Qui veut scruter de plus près la méditation de Marie remarquera avant tout qu’elle détourne d’elle l’attention ; et que, lorsqu’elle regarde son Enfant et le tient dans ses bras de maman, elle doit considérer en lui ce qui est plus loin, voilé, mystérieux. Pour autant, le Fils ne lui devient pas irréel, ni son humanité chose secondaire. A lui vont ses attentions et ses soins, mais en les référant à son être divin et à la divinité du Père et de l’Esprit. Ainsi un homme, un enfant est-il capable de lui ouvrir le Dieu-Trinité. D’emblée, la maternité de Marie possède en soi cet espace ; comme créature, cependant, elle se sait sollicitée, par la présence de son Fils, par sa propre mission et le chemin qu’elle doit suivre, à méditer sur le Dieu trinitaire. Il n’y a là aucune discordance. La totalité lui est offerte.
Elle est vierge et mère ; elle est l’Épouse et l’Église ; elle éduque l’enfant et est aussi l’aide de l’homme, elle accompagne le Seigneur jusqu’à la croix et est confiée à Jean. Tous ces événements, qui font partie de la dure mais belle réalité, sont pour elle autant de signes de ce qu’elle est : elle est « plus », a une mission plus haute et doit vivre à la hauteur de cette mission. La maternité n’est pas d’un côté et la mission de l’autre. Elles sont toutes deux l’une dans l’autre. Cette unité est essentielle parce qu’elle nous permet de mieux comprendre dans la Mère de l’homme l’Homme-Dieu et à travers celui-ci s’ouvre le mystère du Dieu-Trinité. Tout se défait comme un échafaudage, et pourtant l’échafaudage garde sa signification. Car Marie est symbole et réalité ; cette unité des deux, la méditation la lui garde. « Être plus » de la sorte à l’intérieur de l’unité, cela est aussi offert à tout chrétien.
Toute future maman se le voit accorder à un titre spécial.

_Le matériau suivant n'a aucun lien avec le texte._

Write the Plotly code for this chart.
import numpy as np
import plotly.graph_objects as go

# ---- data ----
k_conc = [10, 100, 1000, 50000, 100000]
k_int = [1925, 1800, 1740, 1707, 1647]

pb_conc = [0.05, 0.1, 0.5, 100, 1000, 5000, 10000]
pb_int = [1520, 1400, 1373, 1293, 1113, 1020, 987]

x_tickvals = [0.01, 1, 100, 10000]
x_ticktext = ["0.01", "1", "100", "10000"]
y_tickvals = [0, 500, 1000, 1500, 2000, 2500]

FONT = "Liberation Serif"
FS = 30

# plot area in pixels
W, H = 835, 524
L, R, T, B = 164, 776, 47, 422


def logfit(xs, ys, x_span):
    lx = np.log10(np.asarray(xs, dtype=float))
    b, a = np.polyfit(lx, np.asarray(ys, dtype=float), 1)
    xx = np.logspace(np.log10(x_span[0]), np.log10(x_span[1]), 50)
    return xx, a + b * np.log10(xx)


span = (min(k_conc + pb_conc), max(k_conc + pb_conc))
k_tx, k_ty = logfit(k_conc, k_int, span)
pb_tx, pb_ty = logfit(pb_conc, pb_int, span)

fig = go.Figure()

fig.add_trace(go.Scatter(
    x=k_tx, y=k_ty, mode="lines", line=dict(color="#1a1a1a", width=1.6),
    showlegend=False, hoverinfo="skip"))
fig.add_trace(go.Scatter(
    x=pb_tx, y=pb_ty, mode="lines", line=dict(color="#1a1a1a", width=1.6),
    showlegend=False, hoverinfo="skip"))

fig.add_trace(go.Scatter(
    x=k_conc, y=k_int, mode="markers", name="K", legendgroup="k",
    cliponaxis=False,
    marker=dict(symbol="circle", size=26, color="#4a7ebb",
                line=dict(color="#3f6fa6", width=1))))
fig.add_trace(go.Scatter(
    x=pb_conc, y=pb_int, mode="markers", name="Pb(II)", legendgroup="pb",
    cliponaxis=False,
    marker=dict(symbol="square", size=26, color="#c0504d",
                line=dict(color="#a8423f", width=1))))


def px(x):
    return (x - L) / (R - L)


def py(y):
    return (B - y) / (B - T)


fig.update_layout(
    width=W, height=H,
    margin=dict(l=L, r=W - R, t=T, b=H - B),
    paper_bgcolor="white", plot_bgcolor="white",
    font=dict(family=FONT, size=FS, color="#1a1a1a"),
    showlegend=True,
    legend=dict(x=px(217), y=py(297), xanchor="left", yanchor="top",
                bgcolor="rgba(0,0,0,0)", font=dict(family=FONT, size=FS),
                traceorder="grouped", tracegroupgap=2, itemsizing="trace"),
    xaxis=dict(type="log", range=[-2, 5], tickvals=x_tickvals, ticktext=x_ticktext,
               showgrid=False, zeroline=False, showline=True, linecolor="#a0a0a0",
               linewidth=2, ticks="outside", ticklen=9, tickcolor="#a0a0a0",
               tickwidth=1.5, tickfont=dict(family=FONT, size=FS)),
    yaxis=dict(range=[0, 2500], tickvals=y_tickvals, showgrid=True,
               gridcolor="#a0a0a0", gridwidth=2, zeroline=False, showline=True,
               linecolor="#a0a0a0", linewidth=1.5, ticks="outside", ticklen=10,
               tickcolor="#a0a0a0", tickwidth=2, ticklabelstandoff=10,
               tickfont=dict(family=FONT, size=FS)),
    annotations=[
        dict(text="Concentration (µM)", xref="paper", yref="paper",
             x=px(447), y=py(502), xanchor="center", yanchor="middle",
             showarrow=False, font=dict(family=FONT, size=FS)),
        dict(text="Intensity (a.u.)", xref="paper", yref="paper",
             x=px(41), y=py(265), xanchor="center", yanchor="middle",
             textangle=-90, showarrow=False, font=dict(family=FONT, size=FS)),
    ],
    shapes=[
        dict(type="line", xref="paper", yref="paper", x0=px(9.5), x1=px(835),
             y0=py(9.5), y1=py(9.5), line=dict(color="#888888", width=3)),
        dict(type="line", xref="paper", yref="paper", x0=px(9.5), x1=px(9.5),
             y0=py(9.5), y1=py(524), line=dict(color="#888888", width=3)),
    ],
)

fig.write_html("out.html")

Pour son mari, elle reste la même, mais elle sent en elle une vie nouvelle, le don de l’époux qui fait retour à lui. Le mari ne peut l’aider, au cours de sa grossesse, à faire l’unité avec son enfant; cette tâche lui incombe à elle seule. Pourtant son mari et sa paternité ne cessent pas d’être une réalité présente. Son mari lui est extérieur, mais son fruit vit à l’intérieur d’elle. Ainsi Marie vit-elle avec Dieu et avec son fruit en elle. Chez celui qui prie vraiment, le fruit de la prière ressemble au fruit des entrailles d’une mère. Chacun, en effet, porte avec soi sa prière, même lorsqu’il vit dans un milieu qui est bien loin de la prière, mais qui ne peut cependant être sans relation avec la prière, car Dieu, qui a créé ce monde, veut que les fruits de la prière lui soient départis. La carmélite qui offre sa vie dans la prière pour les péchés du monde n’a peut-être qu’une faible idée de la réalité du monde pécheur : elle prie et s’offre en union spirituelle avec Jésus et Marie et, dans l’insignifiance du quotidien de sa vie, elle ne peut se permettre aucune défaillance. La proximité avec Dieu doit rester égale ; et cette proximité, cette intimité inclut la présence du monde méchant, étranger à Dieu.
Pour apporter le salut au monde tel qu’il est, pour ramener sur le chemin des âmes perdues, la carmélite a choisi sa vie de prière et de pénitence. Elle l’a fait dans un but qui est bien loin d’elle et qui cependant est à l’origine de son genre de vie avec ses grandes et petites ordonnances. Le mouvement qui va de sa prière au monde, la fécondité de sa vie trouvent en Dieu leur point d’unité; elle recueille celui-ci dans le don qu’elle fait d’elle-même, comme une grâce toujours nouvelle ; le monde l’accueille sans pressentir d’où il lui advient et il participe ainsi, en Dieu et par Marie, à l’unité de la prière de la moniale.
En effet, ce qui caractérise la prière mariale, c’est d’inclure le monde dans sa prière sans vouloir tracer une limite quelconque entre soi et le monde. La carmélite inclut le monde ; Marie, dès le premier instant où elle rencontre l’ange. contient les désirs et les plans de son Fils qui sont à la mesure du monde. Et entre les plans de Dieu et le monde pécheur, le pont est jeté parce que le Fils est envoyé : par la faute d’Adam, l’humanité est devenue pécheresse, et le Père envoie dans le monde son Fils. Par son oui et par sa prière. Marie, vierge et mère, est prise dans ce lien que noue le Dieu trinitaire. Sa prière, dans l’Esprit Saint, se met à la disposition de celui qui sera le fruit de son sein, le Fils, et de ce qu’il apporte avec lui : le ciel tout entier, le ciel qui veut sauver le monde dans le Fils ; c’est ainsi que sa prière renferme le monde.
Toute prière contient donc des choses qui ont un nom, des choses que je ne connais pas mais qui tiennent ensemble par la prière et qui en Dieu seul, ont un nom. La fécondité de celui qui prie se répand sur ce qu’il connaît et sur ce qu’il ne connaît pas, sur les desseins évidents de Dieu comme sur ses décisions secrètes.